Some parents have bad memories of school, especially if they had the same problems as their child, but weren’t helped in the way that they needed. Teachers are often surprised by parents’ insecurity about being able to support their kids’ learning. Rest assured that there are many ways you can help — by being interested in your child’s day, enforcing a set amount of quiet study time, or even admitting that you don’t understand a homework question. Simply being there helps your child.

If you think that you have something to offer in the classroom, contact your child’s teacher to see if there’s a fit. My teacher pals have had parents come in to explain Chinese New Year, the ritual use of sweetgrass, how to look at the stars, and more. If your kid feels shy about it, do your bit in another class.
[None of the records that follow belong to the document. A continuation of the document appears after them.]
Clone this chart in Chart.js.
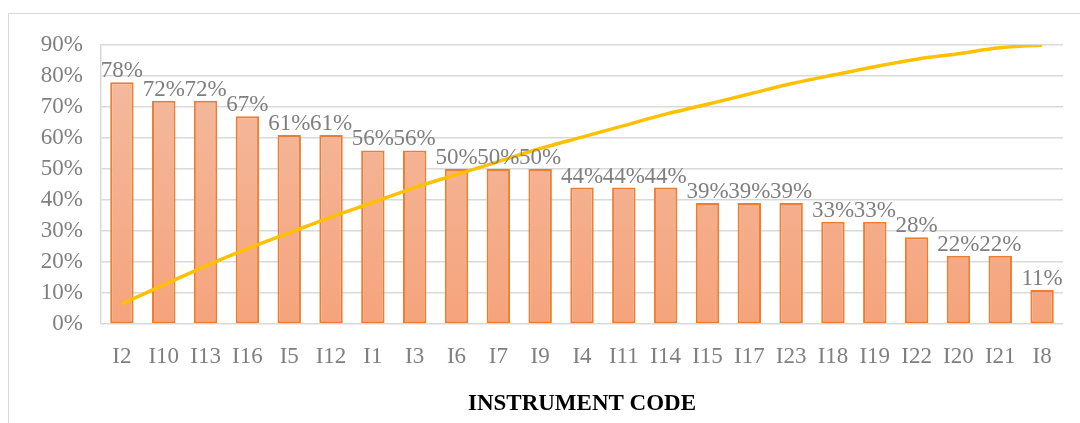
<!DOCTYPE html>
<html>
<head>
<meta charset="utf-8">
<script src="https://cdn.jsdelivr.net/npm/chart.js@4/dist/chart.umd.min.js"></script>
<style>
  html, body { margin: 0; padding: 0; background: #fff; }
  #wrap { position: relative; width: 1080px; height: 423px; overflow: hidden; }
  #frame { position: absolute; left: 8px; top: 13px; width: 1200px; height: 600px; border: 1.5px solid #d9d9d9; }
  #chart { position: absolute; left: 0; top: 0; }
</style>
</head>
<body>
<div id="wrap">
  <div id="frame"></div>
  <canvas id="chart" width="1080" height="423"></canvas>
</div>
<script>
const codes = ["I2", "I10", "I13", "I16", "I5", "I12", "I1", "I3", "I6", "I7", "I9", "I4", "I11", "I14", "I15", "I17", "I23", "I18", "I19", "I22", "I20", "I21", "I8"]
const scores = [78, 72, 72, 67, 61, 61, 56, 56, 50, 50, 50, 44, 44, 44, 39, 39, 39, 33, 33, 28, 22, 22, 11]
const cumulative = [6.5, 12.6, 18.7, 24.3, 29.4, 34.5, 39.2, 44.0, 48.2, 52.4, 56.6, 60.3, 64.0, 67.7, 70.9, 74.2, 77.5, 80.3, 83.0, 85.4, 87.2, 89.1, 90.0]

const serif = "'Liberation Serif', 'Times New Roman', serif"
const grey = '#7f7f7f'

// value labels above the bars
const barLabels = {
    id: 'barLabels',
    afterDatasetsDraw(chart) {
        const ctx = chart.ctx
        const meta = chart.getDatasetMeta(0)
        ctx.save()
        ctx.font = '23px ' + serif
        ctx.fillStyle = grey
        ctx.textAlign = 'center'
        ctx.textBaseline = 'alphabetic'
        meta.data.forEach(function (bar, i) {
            ctx.fillText(scores[i] + '%', bar.x, bar.y - 5)
        })
        ctx.restore()
    }
}

function barFill(context) {
    const area = context.chart.chartArea
    if (!area) return '#F4AE8E'
    const g = context.chart.ctx.createLinearGradient(0, area.top, 0, area.bottom)
    g.addColorStop(0, '#F4BCA2')
    g.addColorStop(1, '#F5A47C')
    return g
}

new Chart('chart', {
    data: {
        labels: codes,
        datasets: [
            {
                type: 'bar',
                data: scores,
                backgroundColor: barFill,
                borderColor: '#ED7D31',
                borderWidth: 2,
                borderSkipped: false,
                categoryPercentage: 1,
                barPercentage: 0.56,
                order: 1
            },
            {
                type: 'line',
                data: cumulative,
                borderColor: '#FFC000',
                borderWidth: 3.5,
                pointRadius: 0,
                tension: 0.4,
                fill: false,
                order: 0
            }
        ]
    },
    options: {
        responsive: false,
        animation: false,
        layout: { padding: { top: 45, right: 17, bottom: 0, left: 0 } },
        plugins: {
            legend: { display: false },
            tooltip: { enabled: false }
        },
        scales: {
            x: {
                grid: { display: false, drawTicks: false },
                border: { display: false },
                ticks: { color: grey, font: { family: serif, size: 23 }, padding: 19, maxRotation: 0, autoSkip: false },
                title: {
                    display: true,
                    text: 'INSTRUMENT CODE',
                    color: '#000',
                    font: { family: serif, size: 23, weight: 'bold' },
                    padding: { top: 0, bottom: 5 }
                },
                afterFit(axis) { axis.height = 99 }
            },
            y: {
                min: 0,
                max: 90,
                grid: { color: '#d9d9d9', lineWidth: 1.5, drawTicks: false },
                border: { display: true, color: '#d9d9d9', width: 1.5 },
                ticks: {
                    stepSize: 10,
                    color: grey,
                    font: { family: serif, size: 23 },
                    padding: 18,
                    callback: function (v) { return v + '%' }
                },
                afterFit(axis) { axis.width = 101 }
            }
        }
    },
    plugins: [barLabels]
})
</script>
</body>
</html>
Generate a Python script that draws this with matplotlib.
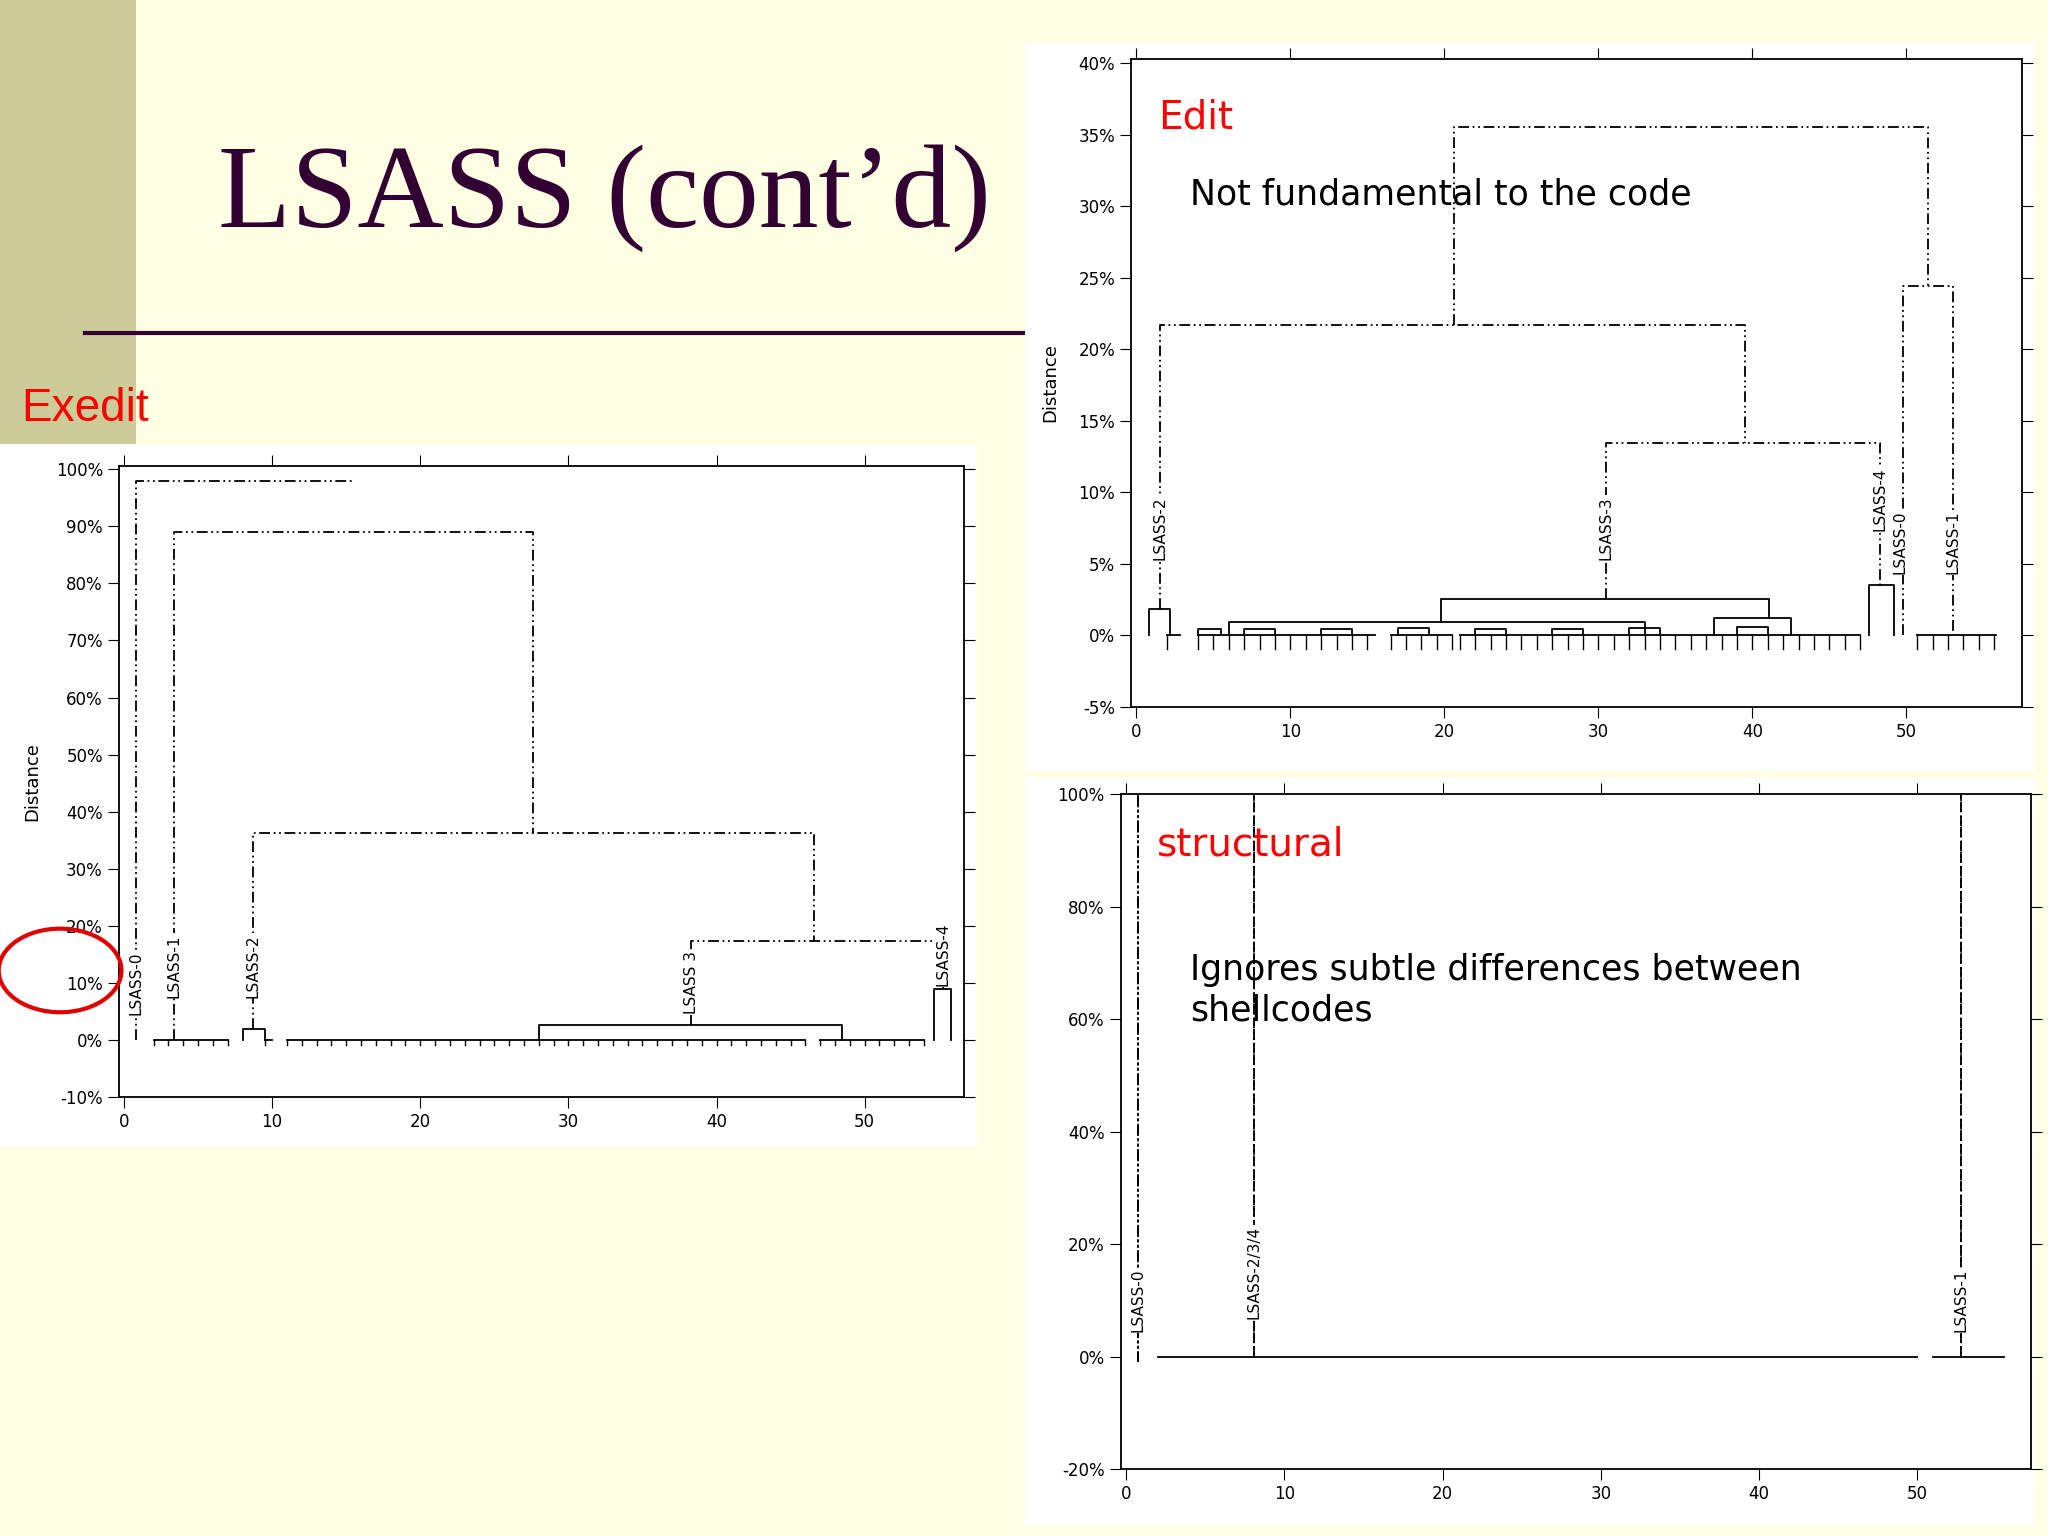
import matplotlib
matplotlib.use("Agg")
import matplotlib.pyplot as plt
from matplotlib.patches import Rectangle, Ellipse
import numpy as np

W, H = 1568, 1176
# ---------------- data ----------------
ex_xl = [0.8, 3.4, 8.7, 38.3, 28.0, 8.0, 54.7]
ex_xr = [15.5, 27.6, 46.6, 55.3, 48.5, 9.5, 55.8]
ex_h = [98, 89, 36.3, 17.4, 2.7, 2.0, 9.0]
ex_bl = [0, 0, 2.0, 2.7, 0, 0, 0]
ex_br = [98, 36.3, 17.4, 9.0, 0, 0, 0]
ex_solid = [0, 0, 0, 0, 1, 1, 1]
ex_leaf_groups = [(2, 7), (9.5, 10), (11, 46), (47, 54)]
ex_labels = ["LSASS-0", "LSASS-1", "LSASS-2", "LSASS 3", "LSASS-4"]
ex_label_x = [0.8, 3.4, 8.7, 38.3, 55.3]
ex_label_y = [10, 13, 13, 10, 15]

ed_xl = [20.6, 1.5, 30.5, 49.8, 0.8, 19.8, 47.6, 6.0, 37.5, 4.0, 7.0, 12.0, 17.0, 22.0, 27.0, 32.0, 39.0]
ed_xr = [51.4, 39.5, 48.3, 53.0, 2.2, 41.1, 49.2, 33.0, 42.5, 5.5, 9.0, 14.0, 19.0, 24.0, 29.0, 34.0, 41.0]
ed_h = [35.5, 21.7, 13.4, 24.4, 1.8, 2.5, 3.5, 0.9, 1.2, 0.4, 0.4, 0.4, 0.5, 0.4, 0.4, 0.5, 0.6]
ed_bl = [21.7, 1.8, 2.5, 0, 0, 0.9, 0, 0, 0, 0, 0, 0, 0, 0, 0, 0, 0]
ed_br = [24.4, 13.4, 3.5, 0, 0, 1.2, 0, 0, 0, 0, 0, 0, 0, 0, 0, 0, 0]
ed_solid = [0, 0, 0, 0, 1, 1, 1, 1, 1, 1, 1, 1, 1, 1, 1, 1, 1]
ed_leaf_groups = [(2, 2.8), (4, 15.5), (16.5, 20.5), (21, 47), (50.7, 55.8)]
ed_labels = ["LSASS-2", "LSASS-3", "LSASS-4", "LSASS-0", "LSASS-1"]
ed_label_x = [1.5, 30.5, 48.3, 49.6, 53.0]
ed_label_y = [7.5, 7.5, 9.5, 6.5, 6.5]

st_xl = [0.75, 8.1, 52.8]
st_xr = [0.75, 8.1, 52.8]
st_h = [110, 110, 110]
st_bl = [-1, 0, 0]
st_br = [-1, 0, 0]
st_solid = [0, 0, 0]
st_leaf_groups = [(2, 50), (51, 55.5)]
st_labels = ["LSASS-0", "LSASS-2/3/4", "LSASS-1"]
st_label_x = [0.75, 8.1, 52.8]
st_label_y = [10, 15, 10]

# ---------------- figure ----------------
fig = plt.figure(figsize=(20.48, 15.36), dpi=100)
fig.patch.set_facecolor("#FFFFE3")

def fx(x): return x / W
def fy(y): return 1 - y / H

fig.patches.append(Rectangle((0, fy(340)), fx(104), 340 / H, transform=fig.transFigure,
                             facecolor="#CCCC99", edgecolor="none", zorder=-2))
fig.lines.append(plt.Line2D([fx(65), fx(785)], [fy(255), fy(255)], transform=fig.transFigure,
                            color="#330033", lw=3, zorder=-1))
fig.text(fx(463), fy(152), "LSASS (cont\u2019d)", family="Liberation Serif", fontsize=86,
         color="#330033", ha="center", va="center")
fig.text(fx(16), fy(313), "Exedit", color="red", fontsize=33, va="center", family="Liberation Sans")

for (x0, y0, x1, y1) in [(0, 340, 748, 878), (785, 33, 1558, 590), (785, 595, 1558, 1168)]:
    fig.patches.append(Rectangle((fx(x0), fy(y1)), fx(x1 - x0), (y1 - y0) / H,
                                 transform=fig.transFigure, facecolor="white", edgecolor="none", zorder=-1))

def make_ax(x0, y0, x1, y1):
    return fig.add_axes([fx(x0), fy(y1), fx(x1 - x0), (y1 - y0) / H])

DD = (0, (6, 2, 1, 2, 1, 2))

def draw(ax, xl, xr, h, bl, br, solid, groups, labels, lx, ly, tickdrop):
    for a, b, hh, p, q, s in zip(xl, xr, h, bl, br, solid):
        st = "-" if s else DD
        ax.plot([a, a, b, b], [p, hh, hh, q], color="black", lw=1.3, ls=st, zorder=2)
    for a, b in groups:
        ax.plot([a, b], [0, 0], color="black", lw=1.3, zorder=2)
        for t in np.arange(a, b + 0.01, 1.0):
            ax.plot([t, t], [0, -tickdrop], color="black", lw=1.0, zorder=2)
    for t, x, y in zip(labels, lx, ly):
        ax.text(x, y, t, rotation=90, ha="center", va="center", fontsize=11,
                bbox=dict(facecolor="white", edgecolor="none", pad=0.5), zorder=3)

def style(ax, yt, xt, ylim, xlim):
    ax.set_xlim(*xlim)
    ax.set_ylim(*ylim)
    ax.set_yticks(yt)
    ax.set_yticklabels([f"{v}%" for v in yt], fontsize=12)
    ax.set_xticks(xt)
    ax.set_xticklabels([str(v) for v in xt], fontsize=12)
    ax.tick_params(top=True, right=True, direction="out", length=8)
    ax.tick_params(axis="x", top=True, labeltop=False)
    ax.set_facecolor("white")
    for s in ax.spines.values():
        s.set_linewidth(1.3)

# Exedit
ax1 = make_ax(91, 357, 738, 840)
draw(ax1, ex_xl, ex_xr, ex_h, ex_bl, ex_br, ex_solid, ex_leaf_groups, ex_labels, ex_label_x, ex_label_y, 0.8)
style(ax1, list(range(-10, 101, 10)), list(range(0, 51, 10)), (-10, 100.5), (-0.35, 56.7))
ax1.set_ylabel("Distance", fontsize=13, labelpad=10)

# Edit
ax2 = make_ax(866, 45, 1548, 541)
draw(ax2, ed_xl, ed_xr, ed_h, ed_bl, ed_br, ed_solid, ed_leaf_groups, ed_labels, ed_label_x, ed_label_y, 1.0)
style(ax2, list(range(-5, 41, 5)), list(range(0, 51, 10)), (-5, 40.3), (-0.35, 57.5))
ax2.set_ylabel("Distance", fontsize=13, labelpad=14)
ax2.text(0.03, 0.91, "Edit", transform=ax2.transAxes, color="red", fontsize=28, va="center")
ax2.text(0.066, 0.79, "Not fundamental to the code", transform=ax2.transAxes, fontsize=25, va="center")

# structural
ax3 = make_ax(858, 608, 1555, 1125)
draw(ax3, st_xl, st_xr, st_h, st_bl, st_br, st_solid, st_leaf_groups, st_labels, st_label_x, st_label_y, 0)
style(ax3, list(range(-20, 101, 20)), list(range(0, 51, 10)), (-20, 100), (-0.35, 57.2))
ax3.text(0.04, 0.925, "structural", transform=ax3.transAxes, color="red", fontsize=28, va="center")
ax3.text(0.076, 0.765, "Ignores subtle differences between\nshellcodes", transform=ax3.transAxes,
         fontsize=25, va="top", linespacing=1.25)

fig.patches.append(Ellipse((fx(46), fy(743)), fx(94), 64 / H, transform=fig.transFigure,
                           facecolor="none", edgecolor="#E00000", lw=3, zorder=5))

fig.savefig("out.png", dpi=100)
Just being at the school for a few hours can lead to interesting conversations with your child and her peers.

Want to stay on a teacher’s good side?

To keep communication open, here are a few things to avoid doing:

Lecture A parent once gave me a copy of The Watchtower (the Jehovah’s Witnesses publication), saying, “You need to use this information in your history class.”

Whine “Why can’t you give my kid…(more homework, less homework, higher marks, lower marks)?”

Stay away Don’t find the time to visit.

Wear blinders Accept your child’s version of a disagreement with the teacher without hearing the teacher’s point of view.